Yo lo veo de manera muy simple.
Tenemos las soluciones neoliberales, que son la doctrina oficial, pensamiento único, que tienen detrás una teorización económica y un entramado institucional digno de considerar. Que no son cuatro memos, vaya, aunque tampoco lo son los muchos que las critican con argumentos sensatos.
Tenemos las soluciones socialdemócratas, que son las mismas que las neoliberales, con un toque de atención meritorio hacia los problemas de los grupos en desventaja (ya el propio concepto de desventaja pertenece a la lógica liberal).
Tenemos las soluciones neoconservadoras, los que que caen en la extrema derecha al modo lepen o los nacionalismos. Que no tienen más soluciones que apelar a una moral estricta que ya no es pertinente en nuestro siglo, o a un proteccionismo autárquico absurdo en un mundo globalizado en la práctica.
Tenemos las soluciones comunistas y los restos de los socialismos cásicos, de las que ya casi ni se habla (desaparecieron hasta de las siglas), que cayeron con el muro, que confían en la nacionalización de todo lo importante, que los es todo, como si los gobiernos fueran reuniones de personas moralmente íntegras y entregadas desinteresadamente al bienestar del prójimo, y no maquinarias burocráticas clientelares o actores del sistema. Aquí nos anda quedando Venezuela, Cuba y Corea, por un lado, y Brasil y China, que parecen cómodos en el mundo neoliberal.
Y tenemos a los queridos movimientos asamblearios, a los buenos de los muchachos descubriendo el mundo y la acción en una fiesta democrática que dura lo que dura hasta que cada uno vuelve a sus quehaceres y aquí no ha pasado nada.
Y sabemos una cosa, casi, casi segura. Todas ellas se pervierten en la práctica hasta lo irreconocible, hasta la náusea de la razón de estado y la lucha ambiciosa y egoísta más inmoral.
Después podemos hacer varias cosas. Todas ellas respetables.
Podemos pelearnos entre nosotros para defender las posiciones y los intereses de los grupos que viven de la política o de los grupos de presión, y creernos sus argumentos demagógicos, sus consignas diarias, para alimentar nuestras conversaciones de bar o sobremesa, con cuidado, que ahí se fraguan grandes enemistades y algunos ya ni nos hablamos. Después, habrá que ir a votar para dar testimonio de nuestro compromiso, y entregarles el poder de nuevo.
Podemos callar, hacer como que todas estas cosas no nos incumben, que nos pillan lejos, y total, nada va a cambiar porque yo diga esto o aquello. Seguiré a mis quehaceres, que la vida también sigue.
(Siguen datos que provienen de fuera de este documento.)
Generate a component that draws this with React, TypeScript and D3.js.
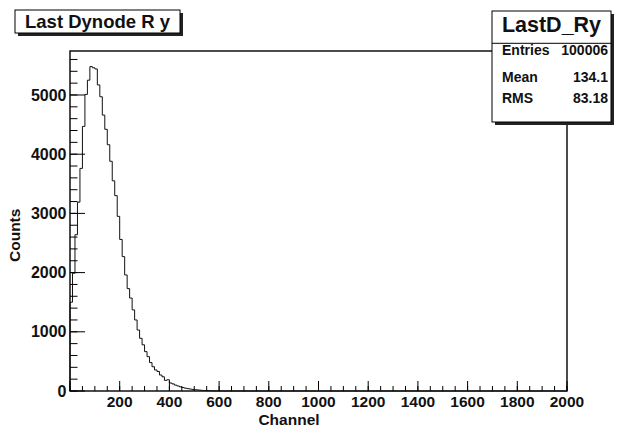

Podemos ir a protestar cuando nos convoque el partido o el sindicato o la asociación de amigos del recuerdo de no sé cuál efeméride que debe ser recordada (como si cada recuerdo no fuera una reinvención y una estrategia retórica más, como si cada cual exigiera para sí el respeto que merece el historiador concienzudo que documenta y reflexiona). Y enarbolar consignas sencillas, eso sí, que la complicación no atrae seguidores ni suena pegadiza, y reclamemos ideología, no se sabe muy bien para qué, dado que la ideología es simple y es como un barniz, que da capas vistosas, pero no cambia la madera.
Y podemos pensar. Podemos estudiar, reflexionar, criticar, argumentar, buscar nuevos modos de decir las cosas, nuevos argumentos, nuevos conceptos que no se aferren a los conceptos que marcaron otros tiempos, nuevos conceptos que sirvan para definir futuros, no para la demagógica reivindicación de un pasado que no fue. (Esta opción será preferida por pocos, porque cuesta mucho leer, pensar, contrastar y estar dispuesto a abandonar las creencias más profundas cuando no puedan sostenerse por más tiempo. Me da la vanidad y el esnobismo intelectual; esta es mi opción. De su componente liberal-libertario, trataré en otro momento.)
Ah, también podemos hacernos del partido, a ser posible del que vaya a gobernar. Y aprender a callarnos y a ser tan sutiles en la argumentación, que sepamos incluso convencernos a nosotros mismos de nuestras propias mentiras, que son las mentiras necesarias del partido, pues lo importante es el partido, y el partido debe seguir para que yo también siga.
Sobre nuestra decisión, debemos tener en cuenta algo más. Nada funcionará bien. La historia de la humanidad lo muestra. Nunca funcionó, no funciona y nunca funcionará. En cierto modo, todo será en vano, no nos engañemos como si fuéramos jovencitos engañados por la demagogia o la vergüenza del adulto, que no sabe cómo contar a su hijo que todo está empantanado, porque total, para qué, no sabría cómo asimilarlo y ya se dará cuenta cuando crezca. A esto lo llamamos madurar, aprender a convivir con el desengaño.
Elijan ustedes, mis queridos y queridas. Y haya paz.